Aim: Select the lines that contain "this" and copy each of them.
─── Given data ───
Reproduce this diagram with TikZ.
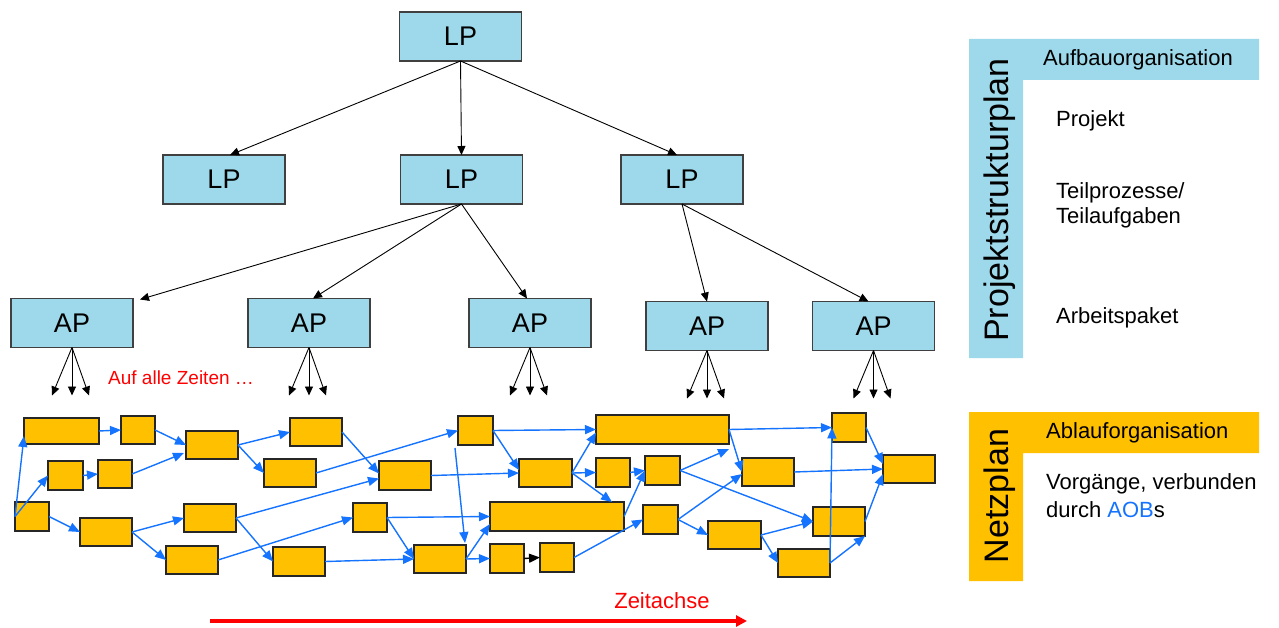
───
─── Given data ───
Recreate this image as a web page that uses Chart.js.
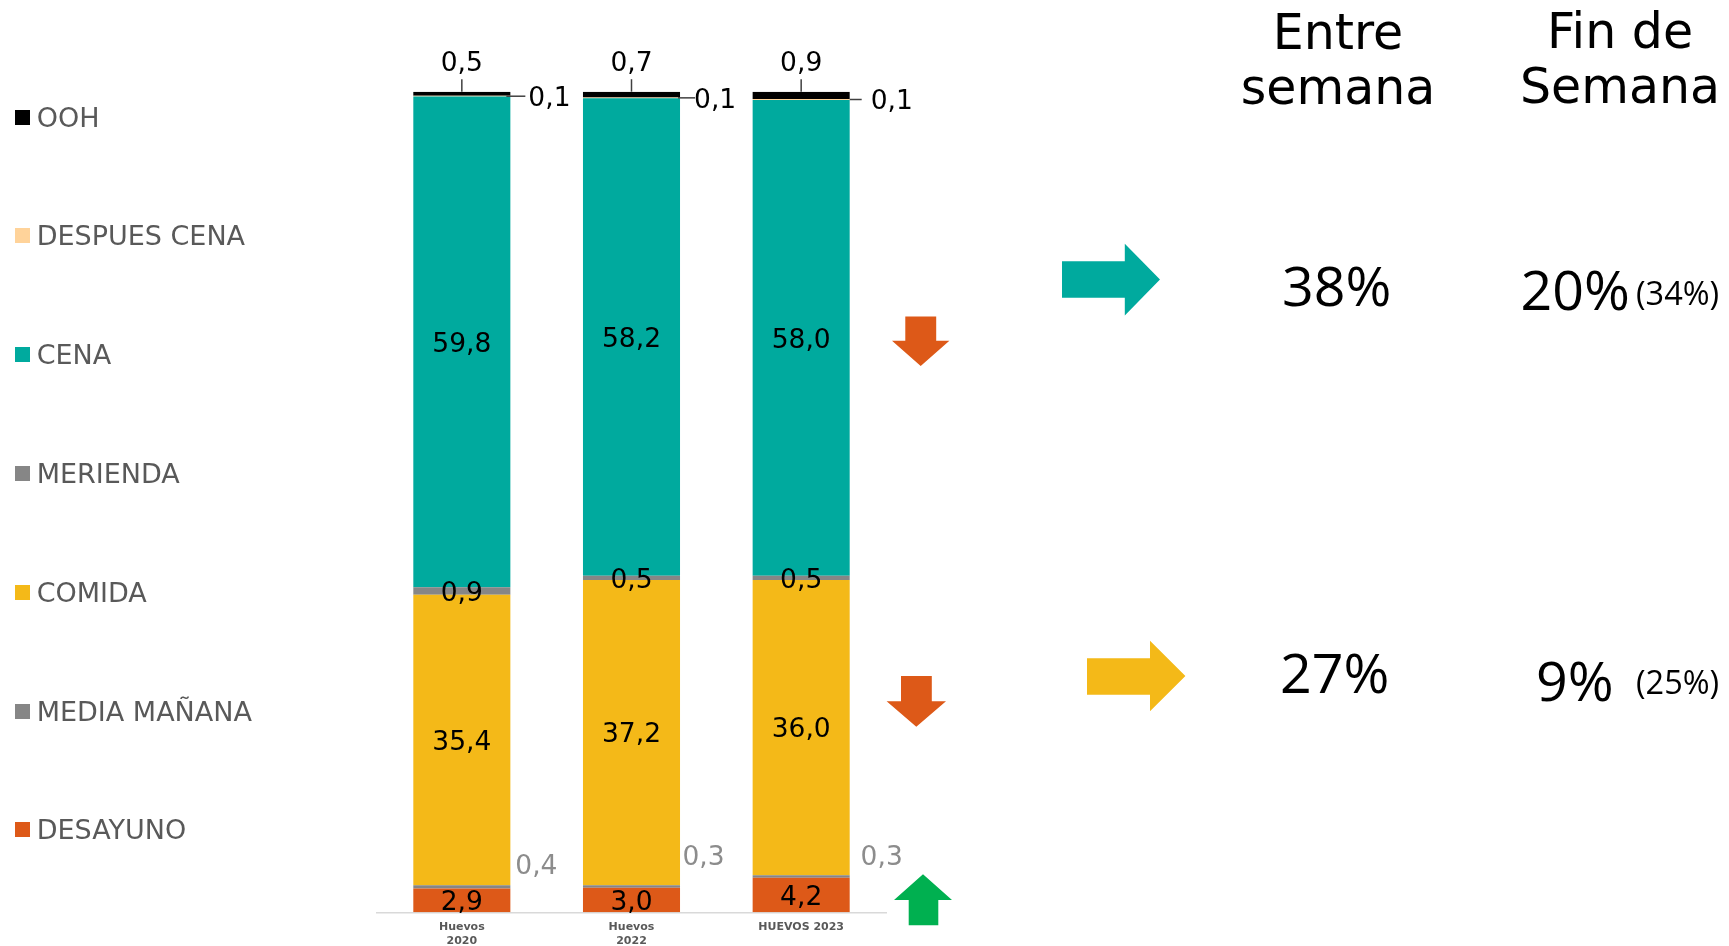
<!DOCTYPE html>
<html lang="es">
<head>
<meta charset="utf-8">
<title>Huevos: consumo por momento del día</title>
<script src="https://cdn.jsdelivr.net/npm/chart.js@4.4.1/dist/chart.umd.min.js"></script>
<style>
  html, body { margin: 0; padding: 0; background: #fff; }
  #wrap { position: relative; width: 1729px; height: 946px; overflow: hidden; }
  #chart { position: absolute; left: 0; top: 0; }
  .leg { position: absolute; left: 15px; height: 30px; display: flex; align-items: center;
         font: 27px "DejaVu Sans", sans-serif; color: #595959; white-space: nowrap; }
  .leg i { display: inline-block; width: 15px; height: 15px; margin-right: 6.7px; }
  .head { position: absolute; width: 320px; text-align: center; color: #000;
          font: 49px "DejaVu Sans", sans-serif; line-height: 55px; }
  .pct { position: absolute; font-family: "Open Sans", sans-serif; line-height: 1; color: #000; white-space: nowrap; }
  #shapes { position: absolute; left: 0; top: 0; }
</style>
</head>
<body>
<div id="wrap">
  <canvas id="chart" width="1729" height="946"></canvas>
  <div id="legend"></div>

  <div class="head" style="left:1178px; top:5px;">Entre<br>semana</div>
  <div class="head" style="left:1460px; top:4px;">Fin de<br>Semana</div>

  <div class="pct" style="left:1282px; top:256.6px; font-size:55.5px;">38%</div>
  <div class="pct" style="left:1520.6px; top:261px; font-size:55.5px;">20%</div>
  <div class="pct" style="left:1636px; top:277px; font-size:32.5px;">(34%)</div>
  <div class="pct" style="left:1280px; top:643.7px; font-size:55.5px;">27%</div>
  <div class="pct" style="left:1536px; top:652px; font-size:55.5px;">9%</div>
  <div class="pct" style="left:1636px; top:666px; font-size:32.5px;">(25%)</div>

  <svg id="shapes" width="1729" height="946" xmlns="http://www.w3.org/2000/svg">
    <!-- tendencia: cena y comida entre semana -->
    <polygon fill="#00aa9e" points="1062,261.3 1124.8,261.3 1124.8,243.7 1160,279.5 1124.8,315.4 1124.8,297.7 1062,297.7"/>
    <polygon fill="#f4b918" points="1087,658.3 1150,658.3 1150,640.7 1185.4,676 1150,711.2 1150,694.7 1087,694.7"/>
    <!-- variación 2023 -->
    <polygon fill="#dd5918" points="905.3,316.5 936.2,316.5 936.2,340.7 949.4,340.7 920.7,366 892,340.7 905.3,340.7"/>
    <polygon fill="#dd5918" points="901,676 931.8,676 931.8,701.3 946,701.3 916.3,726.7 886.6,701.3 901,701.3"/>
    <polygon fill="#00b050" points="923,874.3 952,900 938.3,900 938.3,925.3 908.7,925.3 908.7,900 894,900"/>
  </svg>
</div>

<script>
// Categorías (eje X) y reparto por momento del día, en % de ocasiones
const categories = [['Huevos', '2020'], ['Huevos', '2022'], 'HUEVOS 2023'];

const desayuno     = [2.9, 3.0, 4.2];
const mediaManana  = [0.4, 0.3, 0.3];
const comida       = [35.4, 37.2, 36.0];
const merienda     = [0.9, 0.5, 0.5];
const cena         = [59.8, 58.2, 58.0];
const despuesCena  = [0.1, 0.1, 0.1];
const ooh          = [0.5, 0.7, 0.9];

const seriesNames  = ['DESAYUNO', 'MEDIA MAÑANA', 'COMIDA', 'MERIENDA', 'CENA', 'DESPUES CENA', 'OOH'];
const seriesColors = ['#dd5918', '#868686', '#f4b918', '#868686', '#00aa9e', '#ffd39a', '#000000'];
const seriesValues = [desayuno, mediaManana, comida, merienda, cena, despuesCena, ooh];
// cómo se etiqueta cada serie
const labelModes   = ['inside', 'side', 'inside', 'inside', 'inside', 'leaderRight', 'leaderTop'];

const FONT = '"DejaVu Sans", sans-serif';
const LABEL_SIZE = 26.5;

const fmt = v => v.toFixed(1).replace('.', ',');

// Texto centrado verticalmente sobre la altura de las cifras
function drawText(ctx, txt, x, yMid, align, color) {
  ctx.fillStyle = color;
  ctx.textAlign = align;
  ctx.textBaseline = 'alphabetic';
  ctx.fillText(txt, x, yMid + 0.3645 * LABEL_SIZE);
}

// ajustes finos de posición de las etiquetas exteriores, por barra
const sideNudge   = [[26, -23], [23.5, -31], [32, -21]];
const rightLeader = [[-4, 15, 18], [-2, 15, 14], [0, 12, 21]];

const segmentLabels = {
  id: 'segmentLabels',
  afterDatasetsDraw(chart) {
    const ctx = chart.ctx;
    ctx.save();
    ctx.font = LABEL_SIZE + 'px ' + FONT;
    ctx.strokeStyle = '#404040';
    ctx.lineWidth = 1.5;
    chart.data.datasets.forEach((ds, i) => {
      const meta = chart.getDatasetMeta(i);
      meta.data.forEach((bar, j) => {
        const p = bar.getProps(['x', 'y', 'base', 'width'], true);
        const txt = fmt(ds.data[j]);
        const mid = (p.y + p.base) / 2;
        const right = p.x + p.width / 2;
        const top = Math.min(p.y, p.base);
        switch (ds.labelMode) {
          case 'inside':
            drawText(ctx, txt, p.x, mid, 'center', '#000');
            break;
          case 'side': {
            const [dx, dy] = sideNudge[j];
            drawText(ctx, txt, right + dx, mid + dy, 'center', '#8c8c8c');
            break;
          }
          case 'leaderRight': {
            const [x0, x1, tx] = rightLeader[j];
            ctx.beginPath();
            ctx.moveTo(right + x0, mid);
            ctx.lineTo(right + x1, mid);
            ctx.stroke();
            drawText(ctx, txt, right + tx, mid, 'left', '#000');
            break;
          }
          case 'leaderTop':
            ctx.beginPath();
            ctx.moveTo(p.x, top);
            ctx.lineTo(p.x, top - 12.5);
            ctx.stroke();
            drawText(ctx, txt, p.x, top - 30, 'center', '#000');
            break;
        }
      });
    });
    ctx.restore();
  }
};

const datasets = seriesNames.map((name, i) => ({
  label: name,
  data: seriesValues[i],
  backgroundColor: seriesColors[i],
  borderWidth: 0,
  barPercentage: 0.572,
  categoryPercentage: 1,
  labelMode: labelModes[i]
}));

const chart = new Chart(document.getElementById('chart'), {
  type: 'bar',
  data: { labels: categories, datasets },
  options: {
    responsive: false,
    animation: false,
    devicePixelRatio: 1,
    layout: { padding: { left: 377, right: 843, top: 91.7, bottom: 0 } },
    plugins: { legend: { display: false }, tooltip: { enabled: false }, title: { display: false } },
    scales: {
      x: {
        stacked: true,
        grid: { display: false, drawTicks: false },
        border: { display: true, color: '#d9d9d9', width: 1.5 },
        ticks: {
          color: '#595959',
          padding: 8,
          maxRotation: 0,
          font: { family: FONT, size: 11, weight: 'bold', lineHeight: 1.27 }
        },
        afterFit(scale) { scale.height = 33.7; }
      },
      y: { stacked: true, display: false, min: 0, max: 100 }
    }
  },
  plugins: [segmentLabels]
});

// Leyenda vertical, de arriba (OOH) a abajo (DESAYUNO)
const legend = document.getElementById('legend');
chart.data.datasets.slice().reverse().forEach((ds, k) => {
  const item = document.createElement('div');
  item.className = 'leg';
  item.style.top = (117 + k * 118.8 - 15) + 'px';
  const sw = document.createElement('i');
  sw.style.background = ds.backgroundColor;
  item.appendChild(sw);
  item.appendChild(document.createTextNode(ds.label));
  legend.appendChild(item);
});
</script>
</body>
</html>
───
Response below:
Reproduce this diagram with TikZ.
Recreate this image as a web page that uses Chart.js.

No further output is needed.